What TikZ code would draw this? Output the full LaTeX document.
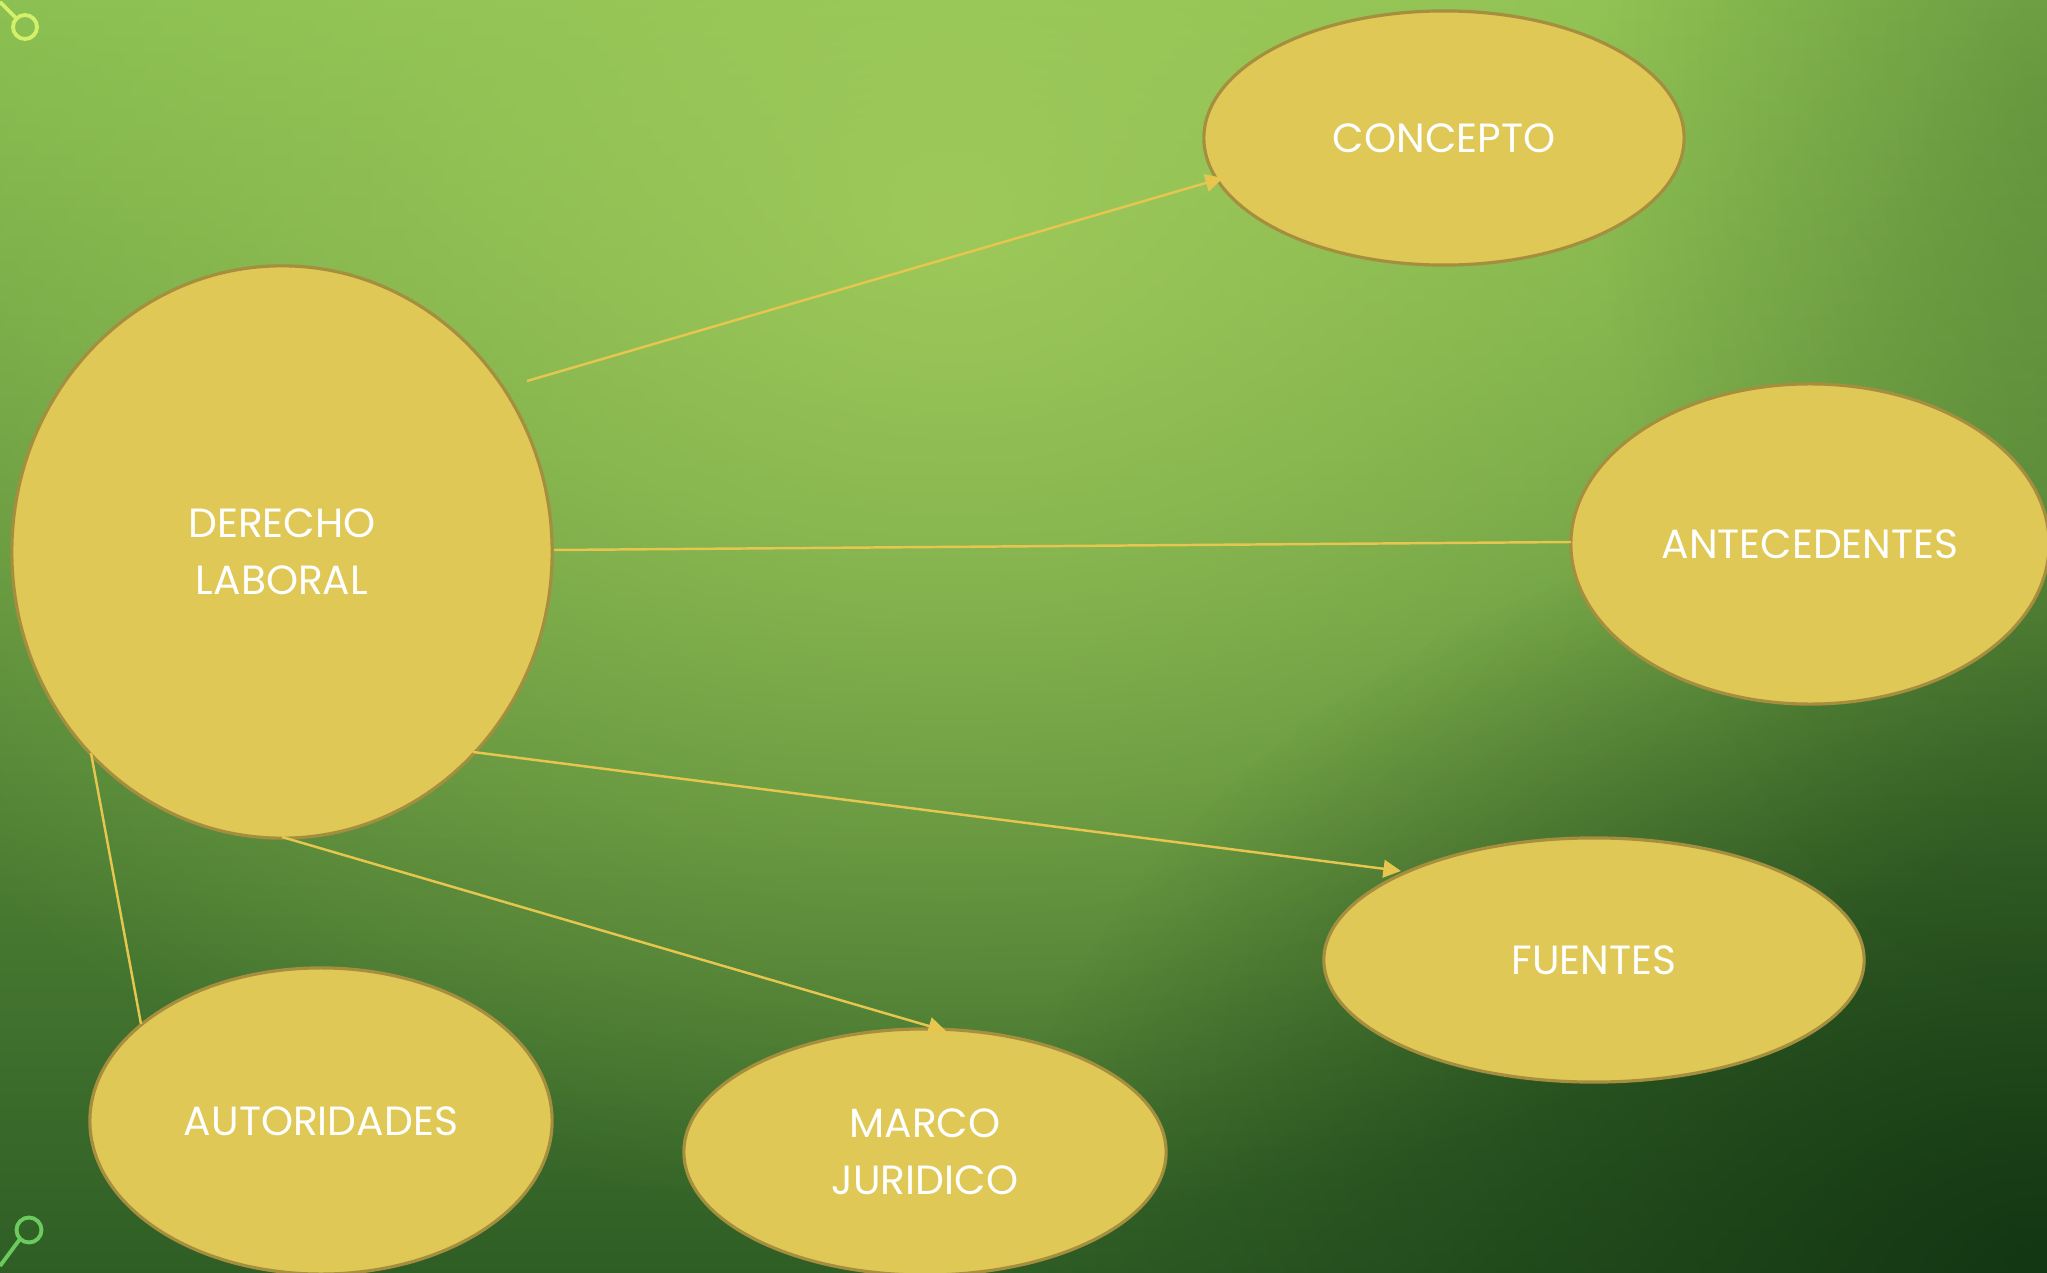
\documentclass[tikz,border=0pt]{standalone}
\usepackage{fontspec}
\setmainfont{Poppins}
\usetikzlibrary{shapes.geometric,arrows.meta,fadings}
\definecolor{bgtop}{HTML}{86BD4F}
\definecolor{bgbot}{HTML}{2F5E25}
\definecolor{glow}{HTML}{A2CC5C}
\definecolor{darkc}{HTML}{123412}
\definecolor{ellfill}{HTML}{DFC855}
\definecolor{ellline}{HTML}{A58E3E}
\definecolor{conn}{HTML}{E6C64E}
\definecolor{decoA}{HTML}{D2F06A}
\definecolor{decoB}{HTML}{6CCB5F}
\tikzfading[name=soft, inner color=transparent!0, outer color=transparent!100]
\tikzset{
  topic/.style={ellipse, fill=ellfill, draw=ellline, line width=0.9pt, inner sep=0pt,
    text=white, align=center, font=\fontsize{11.6}{16.2}\selectfont},
  link/.style={draw=conn, line width=0.7pt},
  arr/.style={link, -{Triangle[length=5pt,width=5pt]}},
  deco/.style={line width=1.1pt}
}
\begin{document}
\begin{tikzpicture}[x=0.01cm,y=-0.01cm]
\useasboundingbox (0,0) rectangle (2047,1273);
\clip (0,0) rectangle (2047,1273);
% background
\shade[top color=bgtop, bottom color=bgbot] (0,0) rectangle (2047,1273);
\fill[glow, path fading=soft, opacity=0.9] (950,220) ellipse [x radius=1300, y radius=1000];
\fill[darkc, path fading=soft, opacity=0.95] (2047,1273) ellipse [x radius=1050, y radius=780];
\fill[darkc, path fading=soft, opacity=0.25] (2047,100) ellipse [x radius=450, y radius=900];
% corner decorations
\draw[decoA, deco] (25,27) circle (12);
\coordinate (dA0) at (0,2);
\draw[decoA, deco] (dA0) -- (16.5,18.5);
\draw[decoB, deco] (29,1230) circle (12.5);
\coordinate (dB0) at (0,1266);
\draw[decoB, deco] (dB0) -- (20,1239);
% nodes
\node[topic, minimum width=5.4cm, minimum height=5.72cm] (dl) at (282,552) {DERECHO\\LABORAL};
\node[topic, minimum width=4.8cm, minimum height=2.54cm] (con) at (1444,138) {CONCEPTO};
\node[topic, minimum width=4.78cm, minimum height=3.2cm] (ant) at (1810,544) {ANTECEDENTES};
\node[topic, minimum width=5.4cm, minimum height=2.44cm] (fue) at (1594,960) {FUENTES};
\node[topic, minimum width=4.62cm, minimum height=3.06cm] (aut) at (321,1121) {AUTORIDADES};
\node[topic, minimum width=4.82cm, minimum height=2.46cm] (mar) at (925,1152) {MARCO\\JURIDICO};
% connectors
\coordinate (s1) at (527,381);
\coordinate (e1) at (1223,178);
\draw[arr] (s1) -- (e1);
\coordinate (s2) at (554,550);
\coordinate (e2) at (1571,542);
\draw[link] (s2) -- (e2);
\coordinate (s3) at (473,752);
\coordinate (e3) at (1401,871);
\draw[arr] (s3) -- (e3);
\coordinate (s4) at (282,837);
\coordinate (e4) at (946,1031);
\draw[arr] (s4) -- (e4);
\coordinate (s5) at (91,753);
\coordinate (e5) at (141,1024);
\draw[link] (s5) -- (e5);
\end{tikzpicture}
\end{document}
════
GIVEN PROBLEM:
Go through the listing above and quote it exactly, apart from its images.

THE RESULT:
What TikZ code would draw this? Output the full LaTeX document.
\documentclass[tikz,border=0pt]{standalone}
\usepackage{fontspec}
\setmainfont{Poppins}
\usetikzlibrary{shapes.geometric,arrows.meta,fadings}
\definecolor{bgtop}{HTML}{86BD4F}
\definecolor{bgbot}{HTML}{2F5E25}
\definecolor{glow}{HTML}{A2CC5C}
\definecolor{darkc}{HTML}{123412}
\definecolor{ellfill}{HTML}{DFC855}
\definecolor{ellline}{HTML}{A58E3E}
\definecolor{conn}{HTML}{E6C64E}
\definecolor{decoA}{HTML}{D2F06A}
\definecolor{decoB}{HTML}{6CCB5F}
\tikzfading[name=soft, inner color=transparent!0, outer color=transparent!100]
\tikzset{
  topic/.style={ellipse, fill=ellfill, draw=ellline, line width=0.9pt, inner sep=0pt,
    text=white, align=center, font=\fontsize{11.6}{16.2}\selectfont},
  link/.style={draw=conn, line width=0.7pt},
  arr/.style={link, -{Triangle[length=5pt,width=5pt]}},
  deco/.style={line width=1.1pt}
}
\begin{document}
\begin{tikzpicture}[x=0.01cm,y=-0.01cm]
\useasboundingbox (0,0) rectangle (2047,1273);
\clip (0,0) rectangle (2047,1273);
% background
\shade[top color=bgtop, bottom color=bgbot] (0,0) rectangle (2047,1273);
\fill[glow, path fading=soft, opacity=0.9] (950,220) ellipse [x radius=1300, y radius=1000];
\fill[darkc, path fading=soft, opacity=0.95] (2047,1273) ellipse [x radius=1050, y radius=780];
\fill[darkc, path fading=soft, opacity=0.25] (2047,100) ellipse [x radius=450, y radius=900];
% corner decorations
\draw[decoA, deco] (25,27) circle (12);
\coordinate (dA0) at (0,2);
\draw[decoA, deco] (dA0) -- (16.5,18.5);
\draw[decoB, deco] (29,1230) circle (12.5);
\coordinate (dB0) at (0,1266);
\draw[decoB, deco] (dB0) -- (20,1239);
% nodes
\node[topic, minimum width=5.4cm, minimum height=5.72cm] (dl) at (282,552) {DERECHO\\LABORAL};
\node[topic, minimum width=4.8cm, minimum height=2.54cm] (con) at (1444,138) {CONCEPTO};
\node[topic, minimum width=4.78cm, minimum height=3.2cm] (ant) at (1810,544) {ANTECEDENTES};
\node[topic, minimum width=5.4cm, minimum height=2.44cm] (fue) at (1594,960) {FUENTES};
\node[topic, minimum width=4.62cm, minimum height=3.06cm] (aut) at (321,1121) {AUTORIDADES};
\node[topic, minimum width=4.82cm, minimum height=2.46cm] (mar) at (925,1152) {MARCO\\JURIDICO};
% connectors
\coordinate (s1) at (527,381);
\coordinate (e1) at (1223,178);
\draw[arr] (s1) -- (e1);
\coordinate (s2) at (554,550);
\coordinate (e2) at (1571,542);
\draw[link] (s2) -- (e2);
\coordinate (s3) at (473,752);
\coordinate (e3) at (1401,871);
\draw[arr] (s3) -- (e3);
\coordinate (s4) at (282,837);
\coordinate (e4) at (946,1031);
\draw[arr] (s4) -- (e4);
\coordinate (s5) at (91,753);
\coordinate (e5) at (141,1024);
\draw[link] (s5) -- (e5);
\end{tikzpicture}
\end{document}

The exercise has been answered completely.